There are two tables of results:

AllThree_All.csv is a large table detailing the species population trends as measured in three different ways (see paper). Data is grouped by the trait value used and STUDY_ID_CELL.

  • TidyBTName Tidy Name in BioTime database (used as key)
  • D19_slope Main population trend, trimmed, sqrt-transfomred, then scaled (D19 = following Dornelas et al 2019 https://doi.org/10.1111/ele.13242 approach)
  • D19_pvalue Main population trend significance
  • D19_StdErr Main population trend standard error
  • Elas_slope Alternative population trend standardising by dividing by the mean population values
  • Elas_pvalue Alternative population trend significance
  • Elas_StdErr Alternative population trend standard error
  • N_times_observed The number of times the species was observed in the community
  • N_used Number of data points used
  • Slope Relative rank change through time
  • MeanRank Mean rank of species abundance through time
  • MeanAbsRankChange Absulte change in rank through time.
  • trait_value Body size Trait value
  • RelTraitRank Relative trait rank comapred to the rest of the community
  • trait Trait used (secondary key)
  • STUDY_ID_CELL Study ID and Cell (secondary key)

Study_Corr_Predictors.csv details the final ‘\(\tau\)’ values associated with each trait-study combination as presented in the principal figures.

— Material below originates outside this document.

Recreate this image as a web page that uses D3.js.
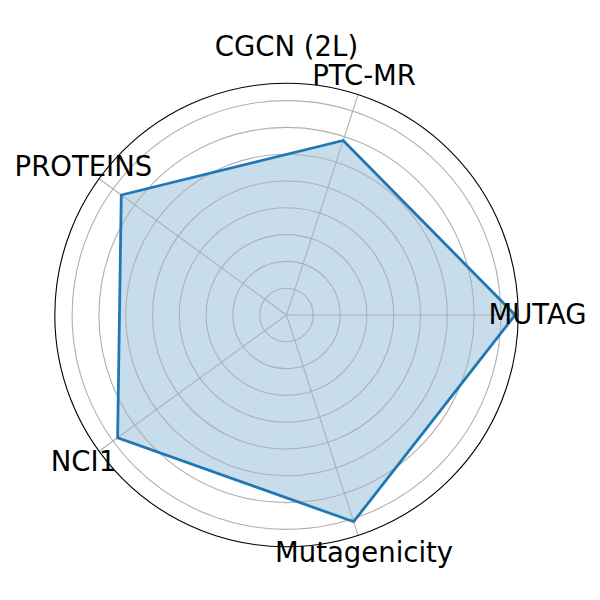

The potential predictors are also listed

  • STUDY_ID Study ID (Key)
  • Trait Trait category
  • LogCells Log10 of number of cells the study was split into
  • Mean_Sp_div Mean species diversity per cell per time
  • Mean_N_Years Mean number of years of data per cell
  • Mean_Completeness Proprtion of years with data between start and end
  • Mean_YearRange Numebr of years from first to last year with data
  • PROTECTED_AREA Binary, is it a protected area according to the BioTIME metadata
  • GRAIN_SQ_KM_Log What is the grain of the study
  • Abs_Lat Absolute latitude.

Authorship, Reuse and Licensing

Original code in this repository was written by Chris Terry while at the Queen Mary University of London, with some parts derived from other authors as mentioned in-line.

Much of the original data used is subject to some kind of restrictions, normally the requirement to cite back to the original data compilations. Please do consult their requirements for data-reuse. Any ‘raw’ data included in this repository is for the purpose of reproducibility and in most cases other users should return the original sources.